Tightly coupled to experiment namespaces and catalogues: specific to each experiment

ATLAS specific issue with LFN->SFN translation because they decorated/mangled SFN with site specific tokens
- Currently (FAX prototype), they wrote an Xrootd plugin to ask LFC on the fly to get the SFN

Security: make the data of a storage federation readable to anybody in the collaboration

Authentication is still required...

Raising needs of standard tools to access the federation to avoid duplication by each exp with risk of incompatibility

Xroot and http/Dav are the main candidates: experiments should coordinate to maximise the chance of http to be adopted

Prototypes available both for ATLAS (FAX) and CMS (AAA)

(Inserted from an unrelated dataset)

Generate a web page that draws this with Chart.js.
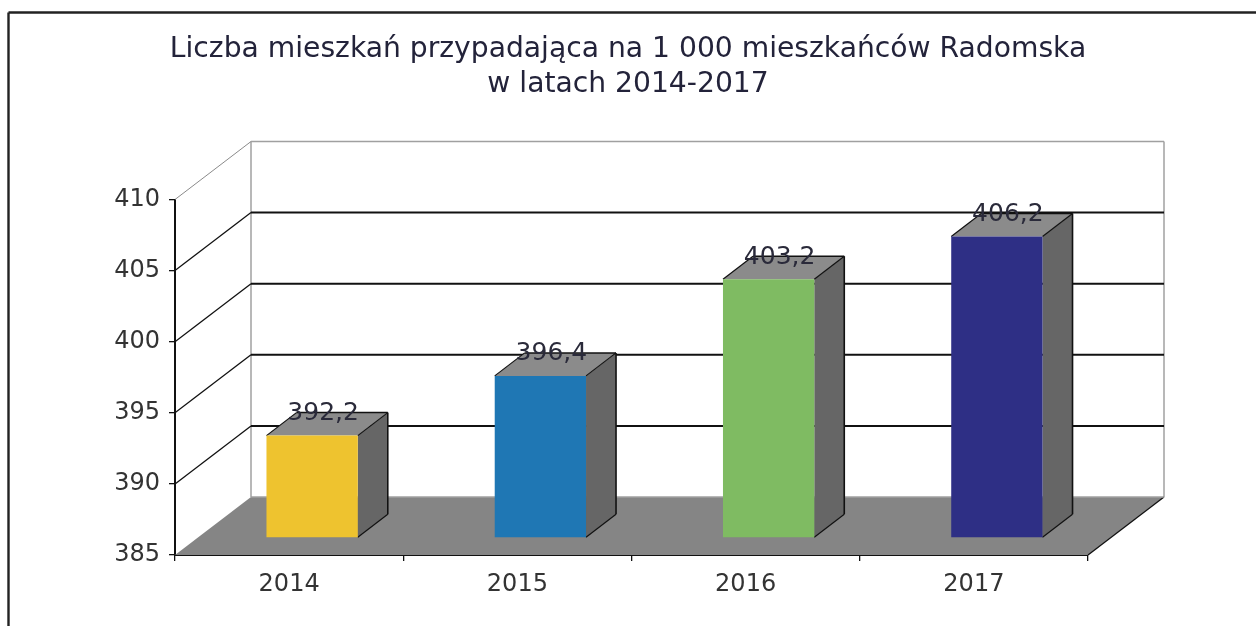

Most of the data about to be available through these federations

Plan to make a tech review/monography of potential technologies: Xroot, http

Discussion

Philippe argues LFC constitutes a federation: nobody disagrees but WG intends to do more...

Actions in Progress

Operations Coordination - M. Girone

Kicked off on Sep. 24

Internal task forces are the driving force

Fortnightly meetings on 1st and 3d Thursday of each month

Daily meetings remain

Good representation of experiments and sites

T1 representatives: some missing, would be great to have all of them
EGI, EMI and OSG represented

Mailing list wlcg-operations@cernNOSPAMPLEASE.ch will be filled with all contact names registered in GOCDB

Quarterly Operations planning: a meeting to prepare plans and propose them to MB

Task forces currently created

CVMFS deployment
glexec deployment
perfSONAR deployment
Tool evolutions
Squid monitoring
FTS3 validation and deployment
SHA-2/RFC proxies
... see presentation

WN Environment Information - U. Schwickerath

Proposal on Twiki: almost final, feedback possible/welcome

2 environment variables set for each job

$MACHINEFEATURES: points to a directory describing machine environment like hs06, shutdowntime, jobslots, number of cores
- One file per information
$JOBFEATURES: points to a directory giving information specific to the current job (cpu/wallclock limit, disk limit, mem_limit, allocated_CPU...)
- One file per information

Implementation availability

Torque 2.5/PBS 2.3: maintained by NIKHEF, probably not implementing the last specification
- To be checked by Jeff
PBS Professional and Grid Engine: KIT, up-to-date
LSF: Ulrich, up-to-date, in production since last Monday
- Several hacks to work-around the fact that LSF cannot be queried directly: may require some tweaking at other sites

Discussion on validation strategy

Atlas (Simone): there are things atlas could use straight away

HUC Support after EGI-Inspire SA3 - J. Shiers

HUC in EGI-Inspire (SA3) = HEP + Life Sciences (5 VOs) + Astro-physics + Earth Science

HEP = the only world-wide community, 93% of consumed CPU time
SA3 was a 3 year effort in a 4 year project
End affects more than just HEP

Main SA3 goal: transition to sustainable support

Identify tools that benefit several communities
- Original plan was to move these tools as part of the core infrastructure, but it was understood it is better to have them maintained by those who use them

Achievements:

Non-distruptive transition from EGEE to EGI during LHC data taking
Continous improvement
Rapid fixing of problems
Identification and delivery of common solutions
All a direct benefit of a multi-year and multi-community effort: not to be forgotten when looking at the future

Today: less incidents than in the past, lower impact of those incidents on experiment work

EGI review stated SA3 had exceeded its objectives.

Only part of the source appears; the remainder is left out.